**COLLECTED DATA**
— Begin —

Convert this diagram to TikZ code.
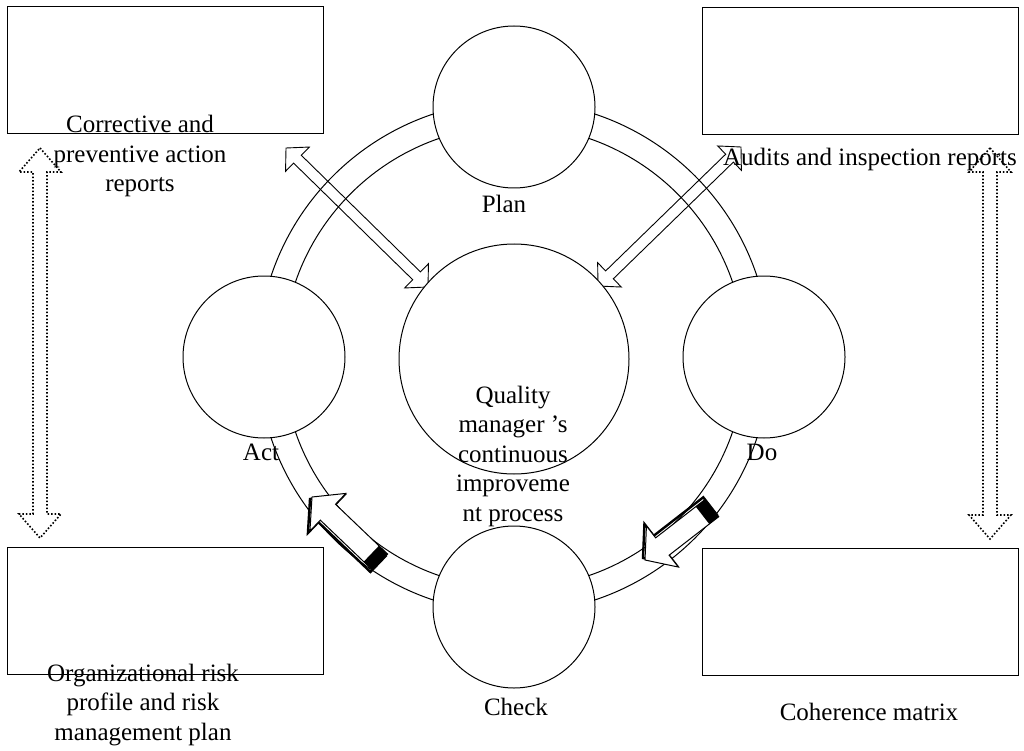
\documentclass[tikz,border=0pt]{standalone}
\usepackage{fontspec}
\setmainfont{Liberation Serif}
\usetikzlibrary{calc}

% hollow arrow with a head at both ends: [style]{from}{to}{head length}{head half width}{shaft half width}
\newcommand{\twoway}[6][]{%
  \coordinate (tw1) at ($(#2)!#4!(#3)$);
  \coordinate (tw2) at ($(#3)!#4!(#2)$);
  \draw[#1] (#2) -- ($(tw1)!#5!90:(#3)$) -- ($(tw1)!#6!90:(#3)$) -- ($(tw2)!#6!-90:(#2)$)
    -- ($(tw2)!#5!-90:(#2)$) -- (#3) -- ($(tw2)!#5!90:(#2)$) -- ($(tw2)!#6!90:(#2)$)
    -- ($(tw1)!#6!-90:(#3)$) -- ($(tw1)!#5!-90:(#3)$) -- cycle;}

% shaded block arrow on the ring: {tail}{tip}{shadow shift}
\newcommand{\ringarrow}[3]{%
  \coordinate (ra1) at ($(#2)!22pt!(#1)$);
  \coordinate (ra2) at ($(#1)!12pt!(#2)$);
  \begin{scope}[transform canvas={shift={(#3)}}]
  \draw[line width=2.4pt,line join=miter] (#2) -- ($(ra1)!26pt!90:(#1)$) -- ($(ra1)!11pt!90:(#1)$) -- ($(#1)!11pt!-90:(#2)$)
    -- ($(#1)!11pt!90:(#2)$) -- ($(ra1)!11pt!-90:(#1)$) -- ($(ra1)!26pt!-90:(#1)$) -- cycle;
  \end{scope}
  \filldraw[fill=white,line join=miter] (#2) -- ($(ra1)!26pt!90:(#1)$) -- ($(ra1)!11pt!90:(#1)$) -- ($(#1)!11pt!-90:(#2)$)
    -- ($(#1)!11pt!90:(#2)$) -- ($(ra1)!11pt!-90:(#1)$) -- ($(ra1)!26pt!-90:(#1)$) -- cycle;
  \fill ($(#1)!11pt!-90:(#2)$) -- ($(#1)!11pt!90:(#2)$) -- ($(ra2)!11pt!90:(#2)$) -- ($(ra2)!11pt!-90:(#2)$) -- cycle;}

\begin{document}
\begin{tikzpicture}[x=1pt,y=-1pt,line width=1pt,
 doc/.style={draw,minimum width=316pt,minimum height=127pt,inner sep=0pt},
 stage/.style={draw,circle,fill=white,minimum size=162pt,inner sep=0pt},
 lbl/.style={align=center,inner sep=0pt,font=\fontsize{25}{29.5}\selectfont},
 openarrow/.style={line width=0.9pt,line join=miter},
 dotarrow/.style={line width=1.6pt,dash pattern=on 1.6pt off 1.9pt}]
\useasboundingbox (0,0) rectangle (1024,751);

% documents in the corners
\node[doc] (corr) at (165,70.5) {};
\node[doc] (audit) at (860.5,71) {};
\node[doc] (risk) at (165,611) {};
\node[doc] (coher) at (860.5,612) {};

% PDCA ring
\coordinate (hub) at (514,357);
\draw (hub) circle (256) (hub) circle (231);

% links to the quality manager
\coordinate (corrTip) at (286,148);
\coordinate (auditTip) at (741,147);
\coordinate (qmL) at (428,287);
\coordinate (qmR) at (598,286);
\twoway[openarrow]{corrTip}{qmL}{16pt}{17pt}{5.5pt}
\twoway[openarrow]{auditTip}{qmR}{16pt}{17pt}{5.5pt}

% dotted links between the documents
\coordinate (corrD) at (40,148);
\coordinate (riskD) at (40,538);
\coordinate (auditD) at (990,148);
\coordinate (coherD) at (990,539);
\twoway[dotarrow]{corrD}{riskD}{24pt}{21pt}{7pt}
\twoway[dotarrow]{auditD}{coherD}{24pt}{21pt}{7pt}

% stages
\node[stage] (plan) at (514,107) {};
\node[stage] (act) at (264,357) {};
\node[stage] (do) at (764,357) {};
\node[stage] (check) at (514,607) {};
\node[stage,minimum size=230pt] (qm) at (514,359) {};

% direction of the cycle
\coordinate (ckTail) at (380,562);
\coordinate (actTip) at (312,497);
\coordinate (doTail) at (712,508);
\coordinate (ckTip) at (645,560);
\ringarrow{ckTail}{actTip}{-2,2}
\ringarrow{doTail}{ckTip}{-2,-2}

% labels
\node[lbl] (planL) at (504,204) {Plan};
\node[lbl] (actL) at (261,452) {Act};
\node[lbl] (doL) at (762,452) {Do};
\node[lbl] (checkL) at (516,707) {Check};
\node[lbl] (qmL2) at (513,456) {Quality\\manager ’s\\continuous\\improveme\\nt process};
\node[lbl] (corrL) at (140,156) {Corrective and\\preventive action\\reports};
\node[lbl] (auditL) at (870,159) {Audits and inspection reports};
\node[lbl] (riskL) at (143,705) {Organizational risk\\profile and risk\\management plan};
\node[lbl] (coherL) at (869,712) {Coherence matrix};
\end{tikzpicture}
\end{document}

— End —

**TASK STATEMENT**
Reproduce every line above as written, skipping pictures.

**RESPONSE TO THE TASK**
Convert this diagram to TikZ code.
\documentclass[tikz,border=0pt]{standalone}
\usepackage{fontspec}
\setmainfont{Liberation Serif}
\usetikzlibrary{calc}

% hollow arrow with a head at both ends: [style]{from}{to}{head length}{head half width}{shaft half width}
\newcommand{\twoway}[6][]{%
  \coordinate (tw1) at ($(#2)!#4!(#3)$);
  \coordinate (tw2) at ($(#3)!#4!(#2)$);
  \draw[#1] (#2) -- ($(tw1)!#5!90:(#3)$) -- ($(tw1)!#6!90:(#3)$) -- ($(tw2)!#6!-90:(#2)$)
    -- ($(tw2)!#5!-90:(#2)$) -- (#3) -- ($(tw2)!#5!90:(#2)$) -- ($(tw2)!#6!90:(#2)$)
    -- ($(tw1)!#6!-90:(#3)$) -- ($(tw1)!#5!-90:(#3)$) -- cycle;}

% shaded block arrow on the ring: {tail}{tip}{shadow shift}
\newcommand{\ringarrow}[3]{%
  \coordinate (ra1) at ($(#2)!22pt!(#1)$);
  \coordinate (ra2) at ($(#1)!12pt!(#2)$);
  \begin{scope}[transform canvas={shift={(#3)}}]
  \draw[line width=2.4pt,line join=miter] (#2) -- ($(ra1)!26pt!90:(#1)$) -- ($(ra1)!11pt!90:(#1)$) -- ($(#1)!11pt!-90:(#2)$)
    -- ($(#1)!11pt!90:(#2)$) -- ($(ra1)!11pt!-90:(#1)$) -- ($(ra1)!26pt!-90:(#1)$) -- cycle;
  \end{scope}
  \filldraw[fill=white,line join=miter] (#2) -- ($(ra1)!26pt!90:(#1)$) -- ($(ra1)!11pt!90:(#1)$) -- ($(#1)!11pt!-90:(#2)$)
    -- ($(#1)!11pt!90:(#2)$) -- ($(ra1)!11pt!-90:(#1)$) -- ($(ra1)!26pt!-90:(#1)$) -- cycle;
  \fill ($(#1)!11pt!-90:(#2)$) -- ($(#1)!11pt!90:(#2)$) -- ($(ra2)!11pt!90:(#2)$) -- ($(ra2)!11pt!-90:(#2)$) -- cycle;}

\begin{document}
\begin{tikzpicture}[x=1pt,y=-1pt,line width=1pt,
 doc/.style={draw,minimum width=316pt,minimum height=127pt,inner sep=0pt},
 stage/.style={draw,circle,fill=white,minimum size=162pt,inner sep=0pt},
 lbl/.style={align=center,inner sep=0pt,font=\fontsize{25}{29.5}\selectfont},
 openarrow/.style={line width=0.9pt,line join=miter},
 dotarrow/.style={line width=1.6pt,dash pattern=on 1.6pt off 1.9pt}]
\useasboundingbox (0,0) rectangle (1024,751);

% documents in the corners
\node[doc] (corr) at (165,70.5) {};
\node[doc] (audit) at (860.5,71) {};
\node[doc] (risk) at (165,611) {};
\node[doc] (coher) at (860.5,612) {};

% PDCA ring
\coordinate (hub) at (514,357);
\draw (hub) circle (256) (hub) circle (231);

% links to the quality manager
\coordinate (corrTip) at (286,148);
\coordinate (auditTip) at (741,147);
\coordinate (qmL) at (428,287);
\coordinate (qmR) at (598,286);
\twoway[openarrow]{corrTip}{qmL}{16pt}{17pt}{5.5pt}
\twoway[openarrow]{auditTip}{qmR}{16pt}{17pt}{5.5pt}

% dotted links between the documents
\coordinate (corrD) at (40,148);
\coordinate (riskD) at (40,538);
\coordinate (auditD) at (990,148);
\coordinate (coherD) at (990,539);
\twoway[dotarrow]{corrD}{riskD}{24pt}{21pt}{7pt}
\twoway[dotarrow]{auditD}{coherD}{24pt}{21pt}{7pt}

% stages
\node[stage] (plan) at (514,107) {};
\node[stage] (act) at (264,357) {};
\node[stage] (do) at (764,357) {};
\node[stage] (check) at (514,607) {};
\node[stage,minimum size=230pt] (qm) at (514,359) {};

% direction of the cycle
\coordinate (ckTail) at (380,562);
\coordinate (actTip) at (312,497);
\coordinate (doTail) at (712,508);
\coordinate (ckTip) at (645,560);
\ringarrow{ckTail}{actTip}{-2,2}
\ringarrow{doTail}{ckTip}{-2,-2}

% labels
\node[lbl] (planL) at (504,204) {Plan};
\node[lbl] (actL) at (261,452) {Act};
\node[lbl] (doL) at (762,452) {Do};
\node[lbl] (checkL) at (516,707) {Check};
\node[lbl] (qmL2) at (513,456) {Quality\\manager ’s\\continuous\\improveme\\nt process};
\node[lbl] (corrL) at (140,156) {Corrective and\\preventive action\\reports};
\node[lbl] (auditL) at (870,159) {Audits and inspection reports};
\node[lbl] (riskL) at (143,705) {Organizational risk\\profile and risk\\management plan};
\node[lbl] (coherL) at (869,712) {Coherence matrix};
\end{tikzpicture}
\end{document}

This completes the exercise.